== Available data ==

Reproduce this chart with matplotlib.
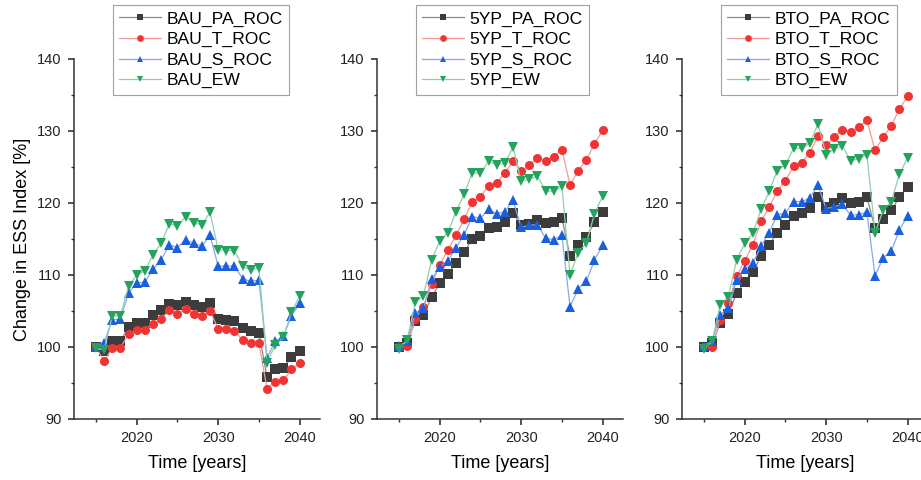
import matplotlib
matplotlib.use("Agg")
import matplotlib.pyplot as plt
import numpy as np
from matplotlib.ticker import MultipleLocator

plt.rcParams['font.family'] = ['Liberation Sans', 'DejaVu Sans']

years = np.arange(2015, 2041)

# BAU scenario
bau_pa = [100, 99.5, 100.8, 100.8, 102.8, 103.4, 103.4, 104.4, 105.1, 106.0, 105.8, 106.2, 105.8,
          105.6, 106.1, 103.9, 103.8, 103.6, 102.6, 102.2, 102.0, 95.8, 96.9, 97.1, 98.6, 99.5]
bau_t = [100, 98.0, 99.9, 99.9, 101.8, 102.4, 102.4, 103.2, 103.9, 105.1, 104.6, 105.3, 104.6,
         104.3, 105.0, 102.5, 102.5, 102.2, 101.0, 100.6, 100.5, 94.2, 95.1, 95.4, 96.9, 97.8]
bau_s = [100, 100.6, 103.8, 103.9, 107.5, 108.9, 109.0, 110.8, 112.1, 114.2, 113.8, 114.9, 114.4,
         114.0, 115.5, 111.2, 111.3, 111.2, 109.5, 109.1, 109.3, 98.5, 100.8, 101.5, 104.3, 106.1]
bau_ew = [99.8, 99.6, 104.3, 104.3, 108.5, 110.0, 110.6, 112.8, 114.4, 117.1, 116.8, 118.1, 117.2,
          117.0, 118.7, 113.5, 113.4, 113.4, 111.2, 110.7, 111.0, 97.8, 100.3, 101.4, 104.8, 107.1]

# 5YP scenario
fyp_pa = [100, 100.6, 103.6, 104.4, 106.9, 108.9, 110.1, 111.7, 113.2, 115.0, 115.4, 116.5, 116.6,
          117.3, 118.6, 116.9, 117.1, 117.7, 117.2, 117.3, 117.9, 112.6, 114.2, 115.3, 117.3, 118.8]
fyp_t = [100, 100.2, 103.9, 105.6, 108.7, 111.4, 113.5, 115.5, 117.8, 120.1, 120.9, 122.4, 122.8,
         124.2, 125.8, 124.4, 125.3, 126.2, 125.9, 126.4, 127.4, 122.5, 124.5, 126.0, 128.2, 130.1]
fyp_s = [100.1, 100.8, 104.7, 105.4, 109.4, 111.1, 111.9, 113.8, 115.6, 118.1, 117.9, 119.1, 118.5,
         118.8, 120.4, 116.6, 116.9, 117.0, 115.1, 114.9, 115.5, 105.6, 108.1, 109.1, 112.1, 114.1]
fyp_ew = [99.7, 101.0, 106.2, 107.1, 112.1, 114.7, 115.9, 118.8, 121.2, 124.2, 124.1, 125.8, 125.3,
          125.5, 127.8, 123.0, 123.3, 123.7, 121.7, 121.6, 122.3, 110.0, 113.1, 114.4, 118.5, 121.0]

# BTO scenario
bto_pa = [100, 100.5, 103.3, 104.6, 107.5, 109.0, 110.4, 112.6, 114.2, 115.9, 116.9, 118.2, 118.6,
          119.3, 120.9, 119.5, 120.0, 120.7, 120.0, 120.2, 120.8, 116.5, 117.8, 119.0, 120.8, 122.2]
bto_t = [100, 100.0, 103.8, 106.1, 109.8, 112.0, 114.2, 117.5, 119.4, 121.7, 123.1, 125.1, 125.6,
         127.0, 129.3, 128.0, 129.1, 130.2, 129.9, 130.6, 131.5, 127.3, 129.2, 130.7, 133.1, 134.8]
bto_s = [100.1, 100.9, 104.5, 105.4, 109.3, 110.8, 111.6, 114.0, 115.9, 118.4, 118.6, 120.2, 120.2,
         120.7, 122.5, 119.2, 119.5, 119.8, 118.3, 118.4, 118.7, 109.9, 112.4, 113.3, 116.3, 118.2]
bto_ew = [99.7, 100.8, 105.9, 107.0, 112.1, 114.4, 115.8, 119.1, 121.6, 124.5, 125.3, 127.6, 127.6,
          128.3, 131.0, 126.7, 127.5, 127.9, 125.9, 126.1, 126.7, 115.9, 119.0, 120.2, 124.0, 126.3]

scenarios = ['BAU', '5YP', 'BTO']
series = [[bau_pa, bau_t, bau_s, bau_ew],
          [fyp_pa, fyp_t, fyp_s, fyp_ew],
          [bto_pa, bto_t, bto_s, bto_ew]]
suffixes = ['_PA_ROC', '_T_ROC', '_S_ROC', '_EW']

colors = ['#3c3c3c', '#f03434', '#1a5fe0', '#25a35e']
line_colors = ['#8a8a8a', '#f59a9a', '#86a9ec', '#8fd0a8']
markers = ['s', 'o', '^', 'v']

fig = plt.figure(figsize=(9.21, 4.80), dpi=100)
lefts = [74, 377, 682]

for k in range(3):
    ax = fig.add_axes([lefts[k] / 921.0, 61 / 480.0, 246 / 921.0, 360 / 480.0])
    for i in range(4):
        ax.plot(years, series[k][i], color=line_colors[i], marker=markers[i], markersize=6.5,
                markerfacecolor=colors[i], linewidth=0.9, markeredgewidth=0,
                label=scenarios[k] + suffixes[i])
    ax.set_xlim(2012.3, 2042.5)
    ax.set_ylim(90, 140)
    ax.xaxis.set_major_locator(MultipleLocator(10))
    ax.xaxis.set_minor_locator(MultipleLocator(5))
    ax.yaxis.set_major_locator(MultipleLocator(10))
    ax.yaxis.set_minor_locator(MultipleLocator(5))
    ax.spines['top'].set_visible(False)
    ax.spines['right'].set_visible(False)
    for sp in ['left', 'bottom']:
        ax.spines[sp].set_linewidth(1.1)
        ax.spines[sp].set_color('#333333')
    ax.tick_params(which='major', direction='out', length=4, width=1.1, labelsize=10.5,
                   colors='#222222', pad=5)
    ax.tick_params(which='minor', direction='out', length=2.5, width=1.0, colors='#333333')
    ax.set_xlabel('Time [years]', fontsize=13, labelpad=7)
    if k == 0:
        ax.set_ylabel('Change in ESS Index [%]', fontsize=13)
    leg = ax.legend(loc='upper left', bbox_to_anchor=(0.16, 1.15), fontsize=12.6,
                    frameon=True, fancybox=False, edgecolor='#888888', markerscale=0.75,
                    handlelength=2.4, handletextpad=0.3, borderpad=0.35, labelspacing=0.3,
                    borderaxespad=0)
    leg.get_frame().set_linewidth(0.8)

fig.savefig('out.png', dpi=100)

===

§ Your task: Exactly reproduce the run of lines from the start of the listing through the line with "years = np.arange(2015, 2041)", inclusive; pictures are not copied.

§ Exercise solution:
Reproduce this chart with matplotlib.
import matplotlib
matplotlib.use("Agg")
import matplotlib.pyplot as plt
import numpy as np
from matplotlib.ticker import MultipleLocator

plt.rcParams['font.family'] = ['Liberation Sans', 'DejaVu Sans']

years = np.arange(2015, 2041)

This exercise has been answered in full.